** START Task material **
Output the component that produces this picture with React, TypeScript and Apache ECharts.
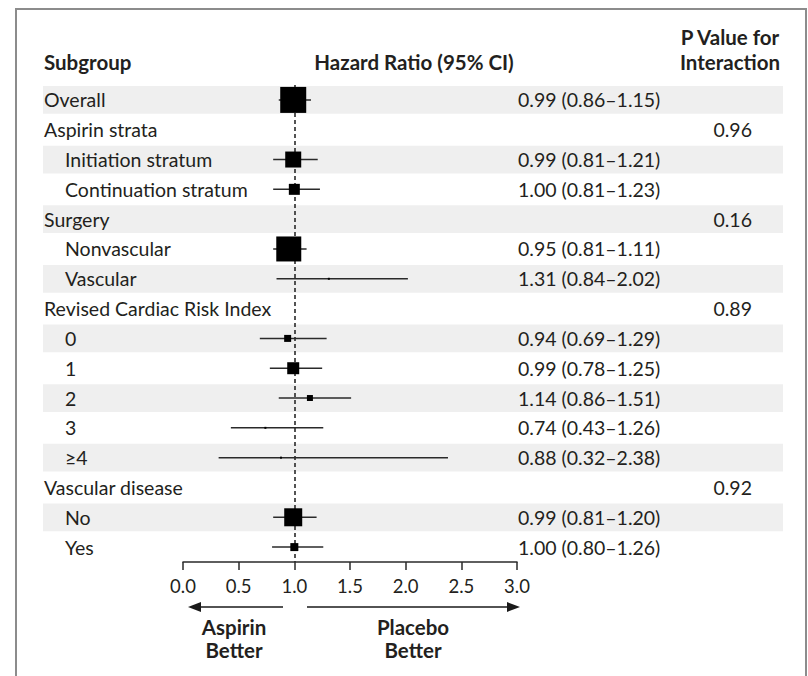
import React, { useEffect, useRef } from "react";
import * as echarts from "echarts";

const subgroups = [
  "Overall",
  "Aspirin strata",
  "Initiation stratum",
  "Continuation stratum",
  "Surgery",
  "Nonvascular",
  "Vascular",
  "Revised Cardiac Risk Index",
  "0",
  "1",
  "2",
  "3",
  "≥4",
  "Vascular disease",
  "No",
  "Yes",
];
const indented = [0, 0, 1, 1, 0, 1, 1, 0, 1, 1, 1, 1, 1, 0, 1, 1];
const hazardRatio = [0.99, null, 0.99, 1.0, null, 0.95, 1.31, null, 0.94, 0.99, 1.14, 0.74, 0.88, null, 0.99, 1.0];
const ciLower = [0.86, null, 0.81, 0.81, null, 0.81, 0.84, null, 0.69, 0.78, 0.86, 0.43, 0.32, null, 0.81, 0.8];
const ciUpper = [1.15, null, 1.21, 1.23, null, 1.11, 2.02, null, 1.29, 1.25, 1.51, 1.26, 2.38, null, 1.2, 1.26];
const weights = [26, null, 16, 11, null, 25, 2, null, 7, 12, 6, 2, 2, null, 18, 8];
const pInteraction = ["", "0.96", "", "", "0.16", "", "", "0.89", "", "", "", "", "", "0.92", "", ""];
const xTicks = { min: 0, max: 3, interval: 0.5 };

const FONT = "Lato, 'Open Sans', sans-serif";
const TEXT = "#231f20";
const REG = `19.5px ${FONT}`;
const BOLD = `bold 20.5px ${FONT}`;

export default function App() {
  const ref = useRef<HTMLDivElement>(null);
  useEffect(() => {
    if (!ref.current) return;
    const chart = echarts.init(ref.current, null, { renderer: "svg" });

    const forestData: number[][] = [];
    hazardRatio.forEach((h, i) => {
      if (h !== null) forestData.push([i, ciLower[i] as number, ciUpper[i] as number, h, weights[i] as number]);
    });
    const rows = subgroups.map((_, i) => [i]);
    const bandRows = subgroups.map((_, i) => [i]).filter((r) => r[0] % 2 === 0);

    const option: any = {
      animation: false,
      backgroundColor: "#ffffff",
      grid: { left: 183, width: 334, top: 85, height: 477 },
      xAxis: {
        type: "value",
        min: xTicks.min,
        max: xTicks.max,
        interval: xTicks.interval,
        splitLine: { show: false },
        axisLine: { show: true, onZero: false, lineStyle: { color: "#2a2a2a", width: 1.5 } },
        axisTick: { show: true, length: 8, inside: false, lineStyle: { color: "#2a2a2a", width: 1.5 } },
        axisLabel: {
          margin: 14,
          fontSize: 18.5,
          fontFamily: FONT,
          color: TEXT,
          formatter: (v: number) => v.toFixed(1),
        },
      },
      yAxis: {
        type: "value",
        min: -0.5,
        max: subgroups.length - 0.5,
        inverse: true,
        show: false,
      },
      series: [
        {
          type: "custom",
          z: 1,
          clip: false,
          silent: true,
          data: bandRows,
          renderItem: (params: any, api: any) => {
            const c = api.coord([0, api.value(0)]);
            const h = api.size([0, 1])[1];
            return {
              type: "rect",
              shape: { x: 43, y: c[1] - h / 2 + 1, width: 740, height: h - 2 },
              style: { fill: "#efefef" },
            };
          },
        },
        {
          type: "custom",
          z: 3,
          clip: false,
          silent: true,
          data: forestData,
          encode: { x: [1, 2, 3], y: 0 },
          renderItem: (params: any, api: any) => {
            const i = api.value(0);
            const p1 = api.coord([api.value(1), i]);
            const p2 = api.coord([api.value(2), i]);
            const pc = api.coord([api.value(3), i]);
            const s = api.value(4);
            return {
              type: "group",
              children: [
                {
                  type: "line",
                  shape: { x1: p1[0], y1: p1[1], x2: p2[0], y2: p2[1] },
                  style: { stroke: "#2a2a2a", lineWidth: 1.5 },
                },
                {
                  type: "rect",
                  shape: { x: pc[0] - s / 2, y: pc[1] - s / 2, width: s, height: s },
                  style: { fill: "#000000" },
                },
              ],
            };
          },
          markLine: {
            silent: true,
            symbol: "none",
            label: { show: false },
            lineStyle: { color: "#2a2a2a", width: 1.6, type: [4, 3] },
            data: [{ xAxis: 1 }],
            z: 2,
          },
        },
        {
          type: "custom",
          z: 4,
          clip: false,
          silent: true,
          data: rows,
          renderItem: (params: any, api: any) => {
            const i = api.value(0);
            const y = api.coord([0, i])[1];
            const children: any[] = [
              {
                type: "text",
                style: {
                  x: indented[i] ? 65 : 44,
                  y,
                  text: subgroups[i],
                  font: REG,
                  fill: TEXT,
                  align: "left",
                  verticalAlign: "middle",
                },
              },
            ];
            const h = hazardRatio[i];
            if (h !== null) {
              children.push({
                type: "text",
                style: {
                  x: 518,
                  y,
                  text: `${h.toFixed(2)} (${(ciLower[i] as number).toFixed(2)}–${(ciUpper[i] as number).toFixed(2)})`,
                  font: REG,
                  fill: TEXT,
                  align: "left",
                  verticalAlign: "middle",
                },
              });
            }
            if (pInteraction[i]) {
              children.push({
                type: "text",
                style: {
                  x: 752,
                  y,
                  text: pInteraction[i],
                  font: REG,
                  fill: TEXT,
                  align: "right",
                  verticalAlign: "middle",
                },
              });
            }
            return { type: "group", children };
          },
        },
      ],
      graphic: [
        {
          type: "rect",
          shape: { x: 16, y: 9, width: 790, height: 700 },
          style: { fill: "none", stroke: "#8c8c8c", lineWidth: 2 },
          z: 0,
        },
        { type: "text", style: { x: 44, y: 62, text: "Subgroup", font: BOLD, fill: TEXT, align: "left", verticalAlign: "middle" } },
        { type: "text", style: { x: 414, y: 62, text: "Hazard Ratio (95% CI)", font: BOLD, fill: TEXT, align: "center", verticalAlign: "middle" } },
        { type: "text", style: { x: 730, y: 37, text: "P Value for", font: BOLD, fill: TEXT, align: "center", verticalAlign: "middle" } },
        { type: "text", style: { x: 730, y: 62, text: "Interaction", font: BOLD, fill: TEXT, align: "center", verticalAlign: "middle" } },
        { type: "line", shape: { x1: 283, y1: 607, x2: 196, y2: 607 }, style: { stroke: "#1a1a1a", lineWidth: 1.5 } },
        { type: "polygon", shape: { points: [[188, 607], [201, 602], [201, 612]] }, style: { fill: "#1a1a1a" } },
        { type: "line", shape: { x1: 307, y1: 607, x2: 512, y2: 607 }, style: { stroke: "#1a1a1a", lineWidth: 1.5 } },
        { type: "polygon", shape: { points: [[520, 607], [507, 602], [507, 612]] }, style: { fill: "#1a1a1a" } },
        { type: "text", style: { x: 234, y: 627, text: "Aspirin", font: BOLD, fill: TEXT, align: "center", verticalAlign: "middle" } },
        { type: "text", style: { x: 234, y: 650, text: "Better", font: BOLD, fill: TEXT, align: "center", verticalAlign: "middle" } },
        { type: "text", style: { x: 413, y: 627, text: "Placebo", font: BOLD, fill: TEXT, align: "center", verticalAlign: "middle" } },
        { type: "text", style: { x: 413, y: 650, text: "Better", font: BOLD, fill: TEXT, align: "center", verticalAlign: "middle" } },
      ],
    };
    chart.setOption(option);
    return () => chart.dispose();
  }, []);
  return <div ref={ref} style={{ position: "fixed", left: 0, top: 0, width: 808, height: 676 }} />;
}
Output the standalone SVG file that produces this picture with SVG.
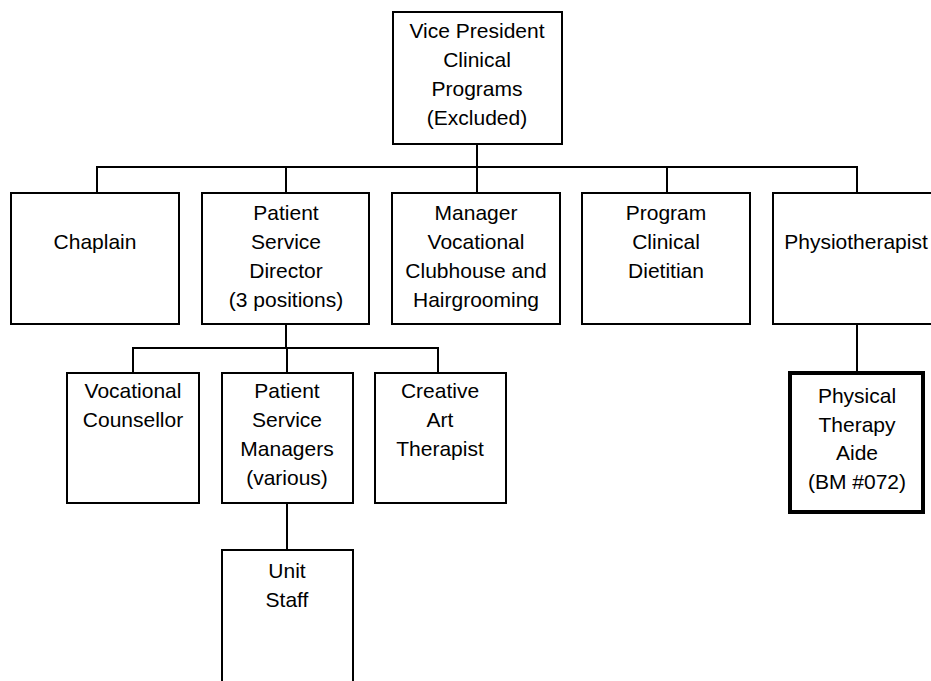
<svg xmlns="http://www.w3.org/2000/svg" width="931" height="681" viewBox="0 0 931 681">
<style>
.box{fill:#fff;stroke:#000;stroke-width:2}
.thick{fill:#fff;stroke:#000;stroke-width:4}
.ln{stroke:#000;stroke-width:2;fill:none}
text{font-family:"Liberation Sans",Arial,sans-serif;font-size:21px;fill:#000;text-anchor:middle}
</style>
<rect width="931" height="681" fill="#fff"/>
<g id="connectors">
<path class="ln" d="M477 144V167M97 167H857M97 166V193M286 166V193M477 166V193M667 166V193M857 166V193"/>
<path class="ln" d="M286 324V348M133 348H438M133 347V373M287 347V373M438 347V373"/>
<path class="ln" d="M287 503V550"/>
<path class="ln" d="M857 324V373"/>
</g>
<g id="vp">
<rect class="box" x="393" y="12" width="169" height="132"/>
<text x="477" y="38">Vice President</text>
<text x="477" y="67">Clinical</text>
<text x="477" y="96">Programs</text>
<text x="477" y="125">(Excluded)</text>
</g>
<g id="chaplain">
<rect class="box" x="11" y="193" width="168" height="131"/>
<text x="95" y="249">Chaplain</text>
</g>
<g id="psd">
<rect class="box" x="202" y="193" width="167" height="131"/>
<text x="286" y="220">Patient</text>
<text x="286" y="249">Service</text>
<text x="286" y="278">Director</text>
<text x="286" y="307">(3 positions)</text>
</g>
<g id="manager">
<rect class="box" x="392" y="193" width="168" height="131"/>
<text x="476" y="220">Manager</text>
<text x="476" y="249">Vocational</text>
<text x="476" y="278">Clubhouse and</text>
<text x="476" y="307">Hairgrooming</text>
</g>
<g id="program">
<rect class="box" x="582" y="193" width="168" height="131"/>
<text x="666" y="220">Program</text>
<text x="666" y="249">Clinical</text>
<text x="666" y="278">Dietitian</text>
</g>
<g id="physio">
<rect class="box" x="773" y="193" width="168" height="131"/>
<text x="856" y="249">Physiotherapist</text>
</g>
<g id="vocational">
<rect class="box" x="67" y="373" width="132" height="130"/>
<text x="133" y="398">Vocational</text>
<text x="133" y="427">Counsellor</text>
</g>
<g id="psm">
<rect class="box" x="222" y="373" width="131" height="130"/>
<text x="287" y="398">Patient</text>
<text x="287" y="427">Service</text>
<text x="287" y="456">Managers</text>
<text x="287" y="485">(various)</text>
</g>
<g id="creative">
<rect class="box" x="375" y="373" width="131" height="130"/>
<text x="440" y="398">Creative</text>
<text x="440" y="427">Art</text>
<text x="440" y="456">Therapist</text>
</g>
<g id="aide">
<rect class="thick" x="790" y="373" width="133" height="139"/>
<text x="857" y="403">Physical</text>
<text x="857" y="432">Therapy</text>
<text x="857" y="460">Aide</text>
<text x="857" y="489">(BM #072)</text>
</g>
<g id="unitstaff">
<rect class="box" x="222" y="550" width="131" height="150"/>
<text x="287" y="578">Unit</text>
<text x="287" y="607">Staff</text>
</g>
</svg>
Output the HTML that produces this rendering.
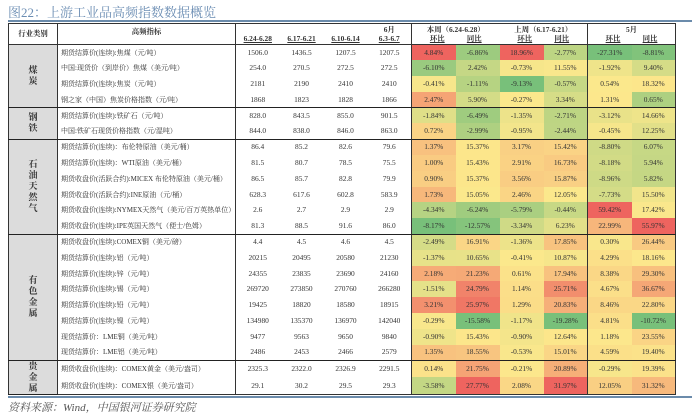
** END Task material **
Direction: Find each line holding the word "Output" and copy it.

Task response:
Output the component that produces this picture with React, TypeScript and Apache ECharts.
Output the standalone SVG file that produces this picture with SVG.
Output the HTML that produces this rendering.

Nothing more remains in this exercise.